Although districts have been reporting positive cases, including two at John J. Daly Elementary School in Port Washington, the infection rates have remained low. As of Thursday, there have been five total positive cases in the Port Washington district and three in the Smithtown district.

"It doesn’t make me pause at all," Hynes said of the two cases at the elementary school in his district. "I think it highlights the fact that we are doing everything the right way."

After the two cases were reported, the Nassau health department did not find it necessary to temporarily close the building, but Hynes did so anyway, he said. "We closed just to be more proactive and make sure we cleaned everything more than what we’re already doing, which is a vast amount," he said.

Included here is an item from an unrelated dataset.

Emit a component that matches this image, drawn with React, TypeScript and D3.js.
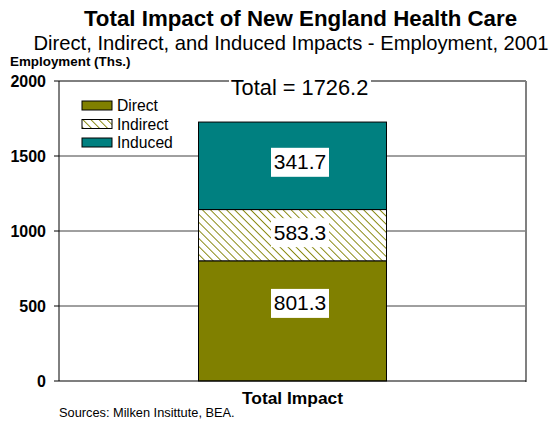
import React from "react";
import * as d3 from "d3";

const categories = ["Total Impact"];
const seriesNames = ["Direct", "Indirect", "Induced"];
// segment heights as drawn in the reference
const seriesValues = [801.3, 341.7, 583.3];
// labels printed on segments (as shown in the reference)
const segmentLabels = ["801.3", "583.3", "341.7"];
const totalLabel = "Total = 1726.2";
const yTicks = [0, 500, 1000, 1500, 2000];

const W = 552;
const H = 423;
const margin = { left: 59, right: 26, top: 81, bottom: 42 };
const FONT = "Arial, 'Liberation Sans', sans-serif";

export default function App() {
  const x0 = margin.left;
  const x1 = W - margin.right;
  const y = d3.scaleLinear().domain([0, 2000]).range([H - margin.bottom, margin.top]);
  const x = d3.scaleBand().domain(categories).range([x0, x1]).padding(0.426);

  const stacked = seriesValues.reduce<{ s: number; e: number }[]>((acc, v) => {
    const s = acc.length ? acc[acc.length - 1].e : 0;
    acc.push({ s, e: s + v });
    return acc;
  }, []);
  const fills = ["#808000", "url(#hatch)", "#008080"];
  const labelOffsets = [-18, -3, -4];

  const bx = x(categories[0])!;
  const bw = x.bandwidth();
  const cx = bx + bw / 2;

  return (
    <svg width={W} height={H} style={{ position: "absolute", left: 0, top: 0, background: "#fff" }} fontFamily={FONT}>
      <defs>
        <pattern id="hatch" patternUnits="userSpaceOnUse" width="5.7" height="5.7" patternTransform="rotate(-45)">
          <rect width="5.7" height="5.7" fill="#fff" />
          <line x1="0" y1="0" x2="0" y2="5.7" stroke="#808000" strokeWidth="1.8" />
        </pattern>
      </defs>
      <text x={300.5} y={26} textAnchor="middle" fontSize={22.3} fontWeight="bold">Total Impact of New England Health Care</text>
      <text x={291} y={50} textAnchor="middle" fontSize={20.2}>Direct, Indirect, and Induced Impacts - Employment, 2001</text>
      <text x={10} y={66} fontSize={13.4} fontWeight="bold">Employment (Ths.)</text>

      {/* gridlines */}
      {yTicks.filter((t) => t > 0 && t < 2000).map((t) => (
        <line key={t} x1={x0} x2={x1} y1={y(t)} y2={y(t)} stroke="#404040" strokeWidth={1} />
      ))}
      {/* top border */}
      <line x1={x0} x2={x1} y1={y(2000)} y2={y(2000)} stroke="#000" strokeWidth={1} />
      {/* right border */}
      <line x1={x1} x2={x1} y1={y(2000)} y2={y(0) + 1} stroke="#808080" strokeWidth={2} />

      {/* bar segments */}
      {stacked.map((d, i) => (
        <rect key={i} x={bx} width={bw} y={y(d.e)} height={y(d.s) - y(d.e)} fill={fills[i]} stroke="#000" strokeWidth={1} />
      ))}

      {/* axes */}
      <line x1={x0} x2={x0} y1={y(2000)} y2={y(0)} stroke="#000" strokeWidth={1} />
      <line x1={x0} x2={x1} y1={y(0)} y2={y(0)} stroke="#000" strokeWidth={1.2} />
      {yTicks.map((t) => (
        <g key={t}>
          <line x1={x0 - 5} x2={x0} y1={y(t)} y2={y(t)} stroke="#000" />
          <text x={46} y={y(t) + 6} textAnchor="end" fontSize={16} fontWeight="bold">{t}</text>
        </g>
      ))}
      <text x={cx} y={404} textAnchor="middle" fontSize={17.4} fontWeight="bold">{categories[0]}</text>

      {/* total label */}
      <rect x={229} y={y(2000) - 8} width={142} height={18} fill="#fff" />
      <text x={299.5} y={y(2000) + 14} textAnchor="middle" fontSize={21.8}>{totalLabel}</text>

      {/* segment labels */}
      {stacked.map((d, i) => {
        const cy = (y(d.s) + y(d.e)) / 2 + labelOffsets[i];
        return (
          <g key={i}>
            <rect x={271} y={cy - 14} width={58} height={29} fill="#fff" />
            <text x={300} y={cy + 7.5} textAnchor="middle" fontSize={21}>{segmentLabels[i]}</text>
          </g>
        );
      })}

      {/* legend */}
      {seriesNames.map((n, i) => (
        <g key={n} transform={`translate(82, ${101 + i * 18.5})`}>
          <rect x={0} y={0} width={30} height={9} fill={fills[i]} stroke="#000" strokeWidth={1} />
          <text x={35} y={10} fontSize={15.7}>{n}</text>
        </g>
      ))}

      <text x={59} y={417} fontSize={12.8}>Sources: Milken Insittute, BEA.</text>
    </svg>
  );
}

In Smithtown, positive cases have surfaced at the middle school and two high schools, according to the state tracking website.

"[We] have had three weeks to hone these new procedures with an eye towards consistency and internalizing the new expectations," Secaur said. "We will also be watching the rate of COVID-19 infection and spread very closely, both locally and regionally, and the resultant impact that the infection rate may have on our ability to open fully."

Hynes said that observing students obeying the protocols has also contributed to shifting to a full return.

"The students have been incredible with their responsibilities with having to wear a mask and wash their hands," he said.

Due to the size of the buildings and population of students, Hynes said he doesn't see the middle and high schools moving to a full return any time soon. Secaur said the district is having preliminary discussions on it.

The Huntington school district will increase the number of middle and high school students returning to school starting the week of Oct. 5 by combining cohorts.

"Based on local and regional metrics and the fine job students have done in terms of wearing their masks and maintaining social distance, we are prepared to take this next step," Superintendent James Polansky said in a letter to parents.